Windows Azure Pack is not the Microsoft Azure infrastructure deployed on an organizations’ premises. Windows Azure Pack at its core is the Microsoft Azure portal that has been modified to work in an on premises and Service Provider hosted environment.

Windows Azure Pack is more than just a portal though because it has pluggable interfaces that allow the portal to provide access to multi-tenant IaaS, PaaS and application level services. While the portal interface is basically the same code that is used in the Microsoft Azure portal, the underlying architecture that is used to enable the actions that the portal allows is different. This is driven by the difference in the complexity required to manage an enterprise implementation with typically hundreds or thousands of servers, and the Microsoft Azure datacenters that have several hundred thousand servers.

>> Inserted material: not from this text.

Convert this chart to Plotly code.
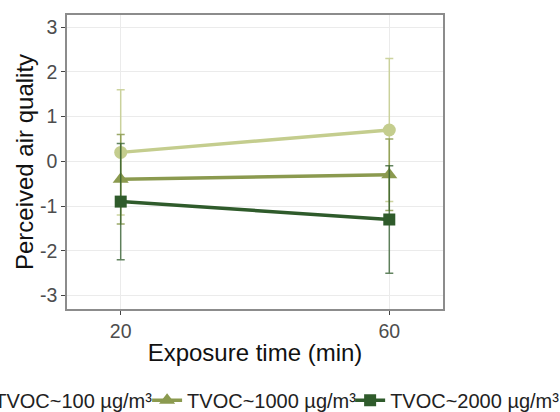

The Windows Azure Pack architecture is composed of the top three layers shown in the diagram in Figure 1.

Figure 1: Windows Azure Pack Architecture

The lower layer in the diagram is a set of shared compute, networking and storage hardware. The next layer is composed of Windows Server 2012 R2 and Hyper-V. There is also an interface layer that allows access to the hypervisor and hardware. Above this layer are the Windows Azure Pack pluggable resource providers that deliver IaaS, PaaS, and application level services. Next there is a Service Management API layer that allows the Windows Azure Pack portal layer to interface with the lower layers. The portal layer includes both the Admin portal that provides access to the management components and the Tenant portal that allows end users to consume the services offered. All layers leverage common authentication capabilities.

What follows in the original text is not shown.